Special Perspective: The Independence of South Yemen

The photo was taken during a large public rally in the Southern city of Aden on November 30, 2016 (AFP).

Last updated on: 28-11-2025 at 2 PM Aden Time

language-symbol

Khaled AL-Yamani


On May 22, 1990, several influential figures within the ruling Socialist Party of the People’s Democratic Republic of Yemen, confronted with the collapse of the Soviet bloc, chose to rush toward unification with the tribal-military regime of the Yemen Arab Republic. This abrupt pivot marked a dramatic departure from the party’s earlier ideological ambitions, particularly those of its radical wing, which once promoted sweeping revolutionary visions such as the “liberation of Oman and the Gulf” and the incorporation of North Yemen into the communist sphere.


Barely two decades after achieving independence from Britain, South Yemen found itself falling easily under northern control. President Ali Abdullah Saleh of North Yemen, settled the matter through the 1994 war, declaring the South annexed by force, while state radio triumphantly broadcast an Ayoob Tarish song about returning to Aden.


From that moment, the Southern struggle for disengagement took many forms. The first spark appeared through the peaceful Southern Movement (Al-Hirak), before the cause matured politically with the establishment of the Southern Transitional Council in 2017 as a unifying platform for southerners seeking to restore their state sovereignty.

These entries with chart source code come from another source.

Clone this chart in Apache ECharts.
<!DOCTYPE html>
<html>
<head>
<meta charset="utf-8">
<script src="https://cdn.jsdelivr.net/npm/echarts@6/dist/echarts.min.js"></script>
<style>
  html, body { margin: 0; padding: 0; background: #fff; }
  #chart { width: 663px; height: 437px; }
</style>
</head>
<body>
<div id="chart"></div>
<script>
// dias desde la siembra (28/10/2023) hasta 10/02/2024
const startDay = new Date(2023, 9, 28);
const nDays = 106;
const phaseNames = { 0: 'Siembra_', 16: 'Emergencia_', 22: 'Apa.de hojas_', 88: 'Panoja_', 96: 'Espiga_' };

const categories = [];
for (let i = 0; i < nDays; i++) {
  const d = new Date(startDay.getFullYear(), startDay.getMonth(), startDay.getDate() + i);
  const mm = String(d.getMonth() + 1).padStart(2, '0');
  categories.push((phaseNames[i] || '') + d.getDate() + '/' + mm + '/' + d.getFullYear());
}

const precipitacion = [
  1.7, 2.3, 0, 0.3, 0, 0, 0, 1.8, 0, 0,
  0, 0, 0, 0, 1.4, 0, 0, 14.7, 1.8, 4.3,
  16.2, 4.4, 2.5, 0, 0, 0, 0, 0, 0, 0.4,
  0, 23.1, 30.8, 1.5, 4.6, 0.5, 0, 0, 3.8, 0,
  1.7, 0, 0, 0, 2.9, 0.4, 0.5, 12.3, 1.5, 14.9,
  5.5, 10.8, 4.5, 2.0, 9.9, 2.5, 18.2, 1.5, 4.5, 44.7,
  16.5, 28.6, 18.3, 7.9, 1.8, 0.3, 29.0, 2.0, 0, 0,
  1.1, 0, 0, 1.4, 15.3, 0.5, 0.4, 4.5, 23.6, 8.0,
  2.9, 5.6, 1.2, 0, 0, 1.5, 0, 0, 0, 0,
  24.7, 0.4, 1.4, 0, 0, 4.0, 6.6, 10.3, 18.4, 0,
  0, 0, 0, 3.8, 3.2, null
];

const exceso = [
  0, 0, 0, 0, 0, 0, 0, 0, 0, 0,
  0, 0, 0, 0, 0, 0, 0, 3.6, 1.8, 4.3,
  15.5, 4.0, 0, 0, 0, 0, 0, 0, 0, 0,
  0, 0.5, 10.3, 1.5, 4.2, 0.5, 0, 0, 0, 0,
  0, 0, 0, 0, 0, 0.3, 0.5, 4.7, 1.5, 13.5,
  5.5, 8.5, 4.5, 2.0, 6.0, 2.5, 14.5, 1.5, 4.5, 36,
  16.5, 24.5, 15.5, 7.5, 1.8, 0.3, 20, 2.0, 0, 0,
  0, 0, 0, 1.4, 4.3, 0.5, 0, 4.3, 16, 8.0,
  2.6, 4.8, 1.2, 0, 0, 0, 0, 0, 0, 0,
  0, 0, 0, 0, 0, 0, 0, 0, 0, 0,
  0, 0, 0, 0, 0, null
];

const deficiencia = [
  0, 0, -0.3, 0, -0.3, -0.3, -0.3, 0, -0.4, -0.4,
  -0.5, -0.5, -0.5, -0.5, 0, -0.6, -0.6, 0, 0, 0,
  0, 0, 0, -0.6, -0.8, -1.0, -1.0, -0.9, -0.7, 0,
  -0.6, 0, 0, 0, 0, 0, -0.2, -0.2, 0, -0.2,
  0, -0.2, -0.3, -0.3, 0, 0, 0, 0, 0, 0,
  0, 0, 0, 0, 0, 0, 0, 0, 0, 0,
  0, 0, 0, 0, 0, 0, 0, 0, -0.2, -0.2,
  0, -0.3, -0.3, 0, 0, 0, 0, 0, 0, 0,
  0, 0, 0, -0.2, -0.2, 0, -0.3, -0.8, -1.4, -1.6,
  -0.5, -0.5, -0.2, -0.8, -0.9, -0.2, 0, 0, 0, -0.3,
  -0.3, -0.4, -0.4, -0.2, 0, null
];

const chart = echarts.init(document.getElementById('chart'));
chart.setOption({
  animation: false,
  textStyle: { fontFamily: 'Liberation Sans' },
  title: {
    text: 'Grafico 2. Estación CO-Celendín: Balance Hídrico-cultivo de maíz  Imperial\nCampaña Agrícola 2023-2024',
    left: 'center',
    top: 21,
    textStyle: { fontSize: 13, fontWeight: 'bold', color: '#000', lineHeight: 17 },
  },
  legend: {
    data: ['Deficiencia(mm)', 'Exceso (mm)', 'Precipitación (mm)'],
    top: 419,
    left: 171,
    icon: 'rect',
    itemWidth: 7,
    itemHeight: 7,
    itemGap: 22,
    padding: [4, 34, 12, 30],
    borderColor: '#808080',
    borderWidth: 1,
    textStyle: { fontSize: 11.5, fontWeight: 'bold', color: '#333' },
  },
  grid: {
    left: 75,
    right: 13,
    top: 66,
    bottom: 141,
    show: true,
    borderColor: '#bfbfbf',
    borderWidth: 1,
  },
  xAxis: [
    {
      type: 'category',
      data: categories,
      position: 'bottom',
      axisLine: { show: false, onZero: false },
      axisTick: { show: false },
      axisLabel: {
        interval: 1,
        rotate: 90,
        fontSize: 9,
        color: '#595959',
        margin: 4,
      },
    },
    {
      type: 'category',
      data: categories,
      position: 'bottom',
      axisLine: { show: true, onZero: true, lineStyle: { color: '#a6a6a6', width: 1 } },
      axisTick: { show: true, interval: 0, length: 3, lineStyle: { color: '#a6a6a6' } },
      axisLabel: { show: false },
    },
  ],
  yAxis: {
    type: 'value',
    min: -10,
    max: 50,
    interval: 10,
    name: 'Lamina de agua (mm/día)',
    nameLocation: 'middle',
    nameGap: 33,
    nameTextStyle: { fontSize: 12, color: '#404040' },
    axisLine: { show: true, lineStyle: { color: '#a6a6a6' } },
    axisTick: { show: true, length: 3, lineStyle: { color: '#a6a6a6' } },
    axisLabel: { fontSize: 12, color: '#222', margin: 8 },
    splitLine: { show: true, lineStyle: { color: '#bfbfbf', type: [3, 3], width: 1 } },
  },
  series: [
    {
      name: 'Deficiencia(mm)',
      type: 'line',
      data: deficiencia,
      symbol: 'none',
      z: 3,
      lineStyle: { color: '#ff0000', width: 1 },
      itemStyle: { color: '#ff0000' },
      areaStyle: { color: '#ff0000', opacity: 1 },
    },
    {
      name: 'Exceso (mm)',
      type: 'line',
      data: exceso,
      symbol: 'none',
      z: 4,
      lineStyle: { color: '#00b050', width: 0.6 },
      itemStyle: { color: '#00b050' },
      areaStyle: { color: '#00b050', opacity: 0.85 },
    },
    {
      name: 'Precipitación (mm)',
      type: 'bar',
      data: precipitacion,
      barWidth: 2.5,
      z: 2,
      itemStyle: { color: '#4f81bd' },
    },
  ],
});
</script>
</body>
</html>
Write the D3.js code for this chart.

The South’s path toward self-determination did not begin with the creation of the Southern Transitional Council; it passed through several significant milestones. The National Dialogue Conference (2013-2014) acknowledged the southern cause as a “just political issue,” recognizing that unity had been forged between two sovereign states—the People’s Democratic Republic of Yemen and the Yemen Arab Republic—and that this union collapsed after the 1994 war, with the ensuing policies of exclusion and dispossession. Yet this acknowledgment came late and without substantive remedies or credible guarantees. Promises of apology, reparations, and power-sharing remained mere ink on paper, locking the South inside a failing centralized state dominated by the northerners.


The proposed “federal state” appeared less a recognition of southern rights and more an attempt to contain the southern issue—especially after the decision to divide the South into two federal regions, viewed widely as a deliberate fragmentation of its identity and historic unity.


Led by Mohammed Ali Ahmed, the southern delegation rejected the National Dialogue Conference outcomes—particularly the six-region model—and instead put forward a two-region (North and South) formula, ultimately choosing withdrawal over legitimizing an arrangement that undermined the South’s right to restore its statehood.


The Houthi coup against President Abd Rabbuh Mansur Hadi in 2014 marked the final collapse of the Yemeni union. Backed by Iran, the Houthis seized state institutions in Sana’a, imposing a sectarian, hereditary model of rule that made any continued attachment of the South to such a project politically and morally untenable.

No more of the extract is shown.